Quando o teatro Woolly Mammoth anunciou
a reposição da peça de Mike Daisey The Agony and the Ecstasy of Steve Jobs,
foi severamente criticado por muitos. O monólogo lidava com e denunciava as práticas corporativas da Apple e da
Foxconn, o fornecedor da Apple na China, mas algum tempo depois da estreia,
Mike Daisey foi acusado de ter fabricado alguns factos. Admitiu a sua culpa,
pediu desculpa publicamente e retirou da peça todos os pontos
contestados. O Woolly Mammoth permaneceu firme na sua decisão de repor a peça e
na sua colaboração de longa data com Mike Daisey. No entanto, em vez de ignorar
a controvérsia, na verdade usou-a para promover o espectáculo como “a peça mais
notória e controversa da década”. Promoveu um diálogo muito saudável tanto com
os opositores como com os apoiantes da decisão na sua página no Facebook e
chegou a alimentar a conversa publicando críticas negativas dos jornais. No
último dia da carreira do espectáculo, o co-fundador da Apple Steve Wozniac,
que não escapou à crítica de Mike Daisey na peça, esteve no teatro para uma
conversa após o espectáculo com o autor e o público.

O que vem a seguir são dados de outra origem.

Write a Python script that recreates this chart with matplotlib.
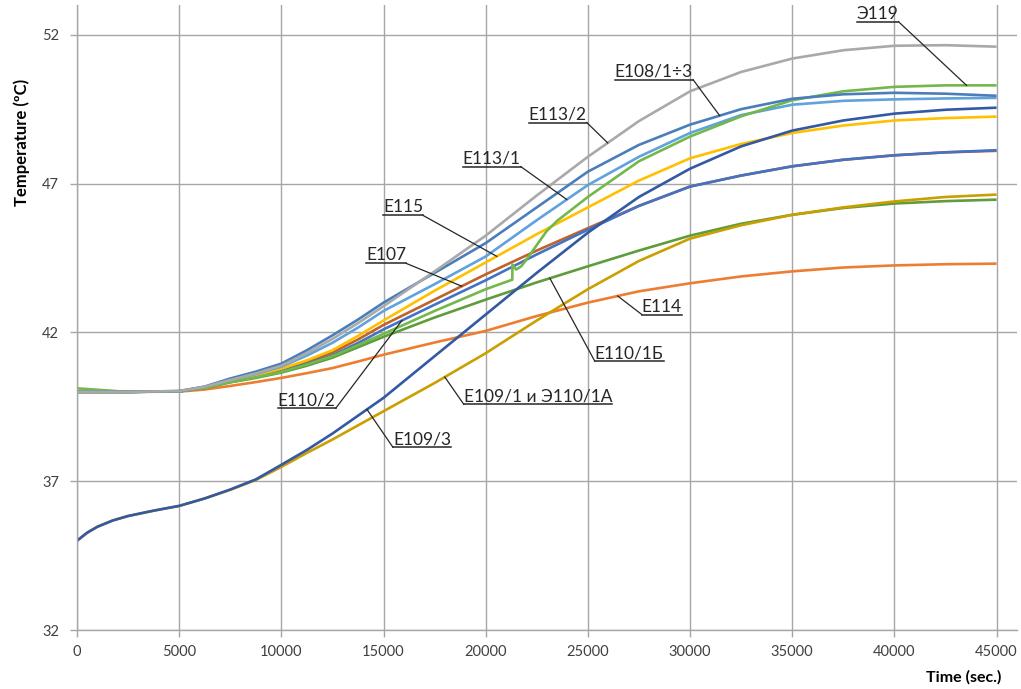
import numpy as np
import matplotlib
matplotlib.use("Agg")
import matplotlib.pyplot as plt

plt.rcParams['font.family'] = ['Lato', 'Noto Sans', 'DejaVu Sans']

# time axis (sec.) shared by most series
t_main = [0, 2500, 5000, 6250, 7500, 8750, 10000, 11250, 12500, 13750, 15000,
          17500, 20000, 22500, 25000, 27500, 30000, 32500, 35000, 37500,
          40000, 42500, 45000]

e113_2 = [40.0, 40.0, 40.03, 40.17, 40.4, 40.62, 40.88, 41.3, 41.78, 42.31,
          42.88, 44.05, 45.25, 46.6, 47.9, 49.1, 50.1, 50.75, 51.2, 51.48,
          51.63, 51.65, 51.6]
e108 = [40.0, 40.0, 40.03, 40.18, 40.45, 40.68, 40.95, 41.4, 41.9, 42.43,
        43.0, 44.0, 45.0, 46.2, 47.4, 48.3, 48.98, 49.5, 49.85, 50.0,
        50.05, 50.02, 49.95]
e113_1 = [40.0, 40.0, 40.02, 40.16, 40.4, 40.6, 40.85, 41.22, 41.65, 42.16,
          42.72, 43.62, 44.55, 45.77, 46.95, 47.9, 48.7, 49.3, 49.65, 49.78,
          49.83, 49.86, 49.88]
e115 = [40.0, 40.0, 40.02, 40.15, 40.38, 40.56, 40.78, 41.06, 41.4, 41.88,
        42.4, 43.4, 44.35, 45.3, 46.2, 47.1, 47.85, 48.33, 48.7, 48.95,
        49.12, 49.2, 49.25]
e107 = [40.0, 40.0, 40.02, 40.14, 40.36, 40.53, 40.74, 41.0, 41.32, 41.76,
        42.25, 43.1, 43.95, 44.75, 45.5, 46.25, 46.9, 47.27, 47.58, 47.8,
        47.95, 48.05, 48.1]
e110_2 = [40.0, 40.0, 40.02, 40.14, 40.35, 40.51, 40.7, 40.94, 41.23, 41.64,
          42.1, 42.93, 43.75, 44.62, 45.45, 46.25, 46.9, 47.27, 47.58, 47.8,
          47.95, 48.05, 48.12]
e110_1b = [40.0, 40.0, 40.02, 40.13, 40.32, 40.47, 40.65, 40.88, 41.15, 41.5,
           41.85, 42.5, 43.1, 43.68, 44.22, 44.75, 45.25, 45.65, 45.95, 46.18,
           46.33, 46.41, 46.46]
e114 = [40.0, 40.0, 40.01, 40.08, 40.2, 40.33, 40.47, 40.63, 40.8, 41.02,
        41.25, 41.66, 42.05, 42.55, 43.0, 43.38, 43.65, 43.88, 44.05, 44.18,
        44.25, 44.29, 44.31]

# Э119 has a jump near 21300 s
t_e119 = [0, 2500, 5000, 6250, 7500, 8750, 10000, 11250, 12500, 13750, 15000,
          17500, 20000, 21300, 21310, 21490, 21740, 22000, 22980, 23500,
          25000, 27500, 30000, 32500, 35000, 37500, 40000, 42500, 45000]
e119 = [40.12, 40.0, 40.02, 40.13, 40.33, 40.49, 40.67, 40.92, 41.2, 41.57,
        41.95, 42.72, 43.45, 43.77, 44.28, 44.11, 44.22, 44.45, 45.4, 45.75,
        46.55, 47.75, 48.58, 49.26, 49.8, 50.1, 50.25, 50.3, 50.3]

# lower group starting at 35
t_low = [0, 500, 1000, 1750, 2500, 3750, 5000, 6250, 7500, 8750, 10000,
         11250, 12500, 15000, 17500, 20000, 22500, 25000, 27500, 30000,
         32500, 35000, 37500, 40000, 42500, 45000]
e109_3 = [35.0, 35.27, 35.47, 35.68, 35.83, 36.01, 36.17, 36.42, 36.72, 37.06,
          37.55, 38.05, 38.6, 39.8, 41.2, 42.6, 44.0, 45.35, 46.55, 47.5,
          48.25, 48.78, 49.12, 49.35, 49.48, 49.55]
e109_1 = [35.0, 35.27, 35.47, 35.68, 35.83, 36.01, 36.17, 36.42, 36.71, 37.04,
          37.48, 37.95, 38.4, 39.35, 40.3, 41.3, 42.4, 43.45, 44.4, 45.15,
          45.6, 45.95, 46.2, 46.4, 46.55, 46.63]

x_ticks = [0, 5000, 10000, 15000, 20000, 25000, 30000, 35000, 40000, 45000]
y_ticks = [32, 37, 42, 47, 52]

series = [
    # name, x, y, colour
    ("E114", t_main, e114, "#ED7D31"),
    ("E110/1Б", t_main, e110_1b, "#5E9C3C"),
    ("E109/1 и Э110/1А", t_low, e109_1, "#C9A000"),
    ("E107", t_main, e107, "#C0622B"),
    ("E110/2", t_main, e110_2, "#4472C4"),
    ("E115", t_main, e115, "#FFC000"),
    ("E109/3", t_low, e109_3, "#3459A4"),
    ("E113/1", t_main, e113_1, "#5FA2DD"),
    ("Э119", t_e119, e119, "#72B84A"),
    ("E108/1÷3", t_main, e108, "#4A7EBB"),
    ("E113/2", t_main, e113_2, "#A9A9A9"),
]

# label text position (left, underline), target x on the curve, leader side
labels = [
    ("Э119", 38150, 52.44, 43530, "right"),
    ("E108/1÷3", 26320, 50.49, 31450, "right"),
    ("E113/2", 22110, 49.05, 25970, "right"),
    ("E113/1", 18880, 47.57, 23970, "right"),
    ("E115", 14970, 45.93, 20540, "right"),
    ("E107", 14140, 44.32, 18830, "right"),
    ("E110/2", 9830, 39.45, 15900, "right"),
    ("E110/1Б", 25340, 41.03, 23140, "left"),
    ("E114", 27640, 42.6, 26460, "left"),
    ("E109/1 и Э110/1А", 18930, 39.58, 18000, "left"),
    ("E109/3", 15460, 38.14, 14190, "left"),
]

fig = plt.figure(figsize=(10.21, 6.89), dpi=100)
ax = fig.add_axes([77 / 1021, 59 / 689, 940 / 1021, 625 / 689])

grid_c = "#A6A6A6"
ax.set_xlim(0, 46000)
ax.set_ylim(32, 53)
ax.set_xticks(x_ticks)
ax.set_yticks(y_ticks)
ax.set_xticklabels([str(v) for v in x_ticks])
ax.grid(True, color=grid_c, lw=1.0)
ax.set_axisbelow(True)
for s in ["top", "right"]:
    ax.spines[s].set_visible(False)
for s in ["left", "bottom"]:
    ax.spines[s].set_color(grid_c)
    ax.spines[s].set_linewidth(1.0)
ax.tick_params(axis="both", colors=grid_c, length=5, width=1.0,
               labelcolor="#404040", labelsize=10.5)
ax.tick_params(axis="x", pad=6)
ax.tick_params(axis="y", pad=8)

curves = {}
for name, xs, ys, col in series:
    ax.plot(xs, ys, color=col, lw=1.9, solid_capstyle="butt")
    curves[name] = (xs, ys)

fig.text(22 / 1021, 1 - 142 / 689, "Temperature (ºC)", rotation=90,
         ha="center", va="center", fontsize=12, fontweight="bold")
fig.text(1001 / 1021, 1 - 677 / 689, "Time (sec.)", ha="right", va="center",
         fontsize=11.5, fontweight="bold")

texts = []
for name, lx, ly, tx, side in labels:
    t = ax.text(lx, ly, name, ha="left", va="bottom", fontsize=12.5,
                color="#262626")
    texts.append((t, name, ly, tx, side))

fig.canvas.draw()
renderer = fig.canvas.get_renderer()
inv = ax.transData.inverted()
for t, name, ly, tx, side in texts:
    bb = t.get_window_extent(renderer)
    x0, _ = inv.transform((bb.x0, bb.y0))
    x1, _ = inv.transform((bb.x1, bb.y0))
    ax.plot([x0, x1], [ly, ly], color="#262626", lw=1.1)
    xs, ys = curves[name]
    ty = np.interp(tx, xs, ys)
    sx = x1 if side == "right" else x0
    ax.plot([sx, tx], [ly, ty], color="#262626", lw=0.9)

fig.savefig("out.png", dpi=100)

Mike Daisey em The Agony and Ecstasy of Steve Jobs (Foto: Sara Krulwich/The New York Times) |
Qual o fio condutor destas três histórias? As instituições
culturais envolvidas não esconderam a cabeça na areia, não fingiram não
reparar, não ignoraram as vozes das pessoas. As pessoas foram ouvidas. Não no
sentido de “o cliente tem sempre razão”. Na verdade, em dois dos três casos
aqui apresentados não houve mudança na decisão. Mas entendeu-se que havia um outro lado, pessoas com convicções,
expectativas e necessidades. Não estão aqui para nos adorar incondicionalmente
– ‘nós’, instituições culturais. Estão aqui para nos questionar, para nos
criticar, para exigir e também para nos guiar. Porque se preocupam. E porque
nós nos preocupamos também, não nos escondemos. Entramos
no diálogo, promovemo-lo, alimentamo-lo. Convidamo-los a envolver-se no que fazemos. Tornamo-nos
parte da sua vida. E ganhamos o seu apoio.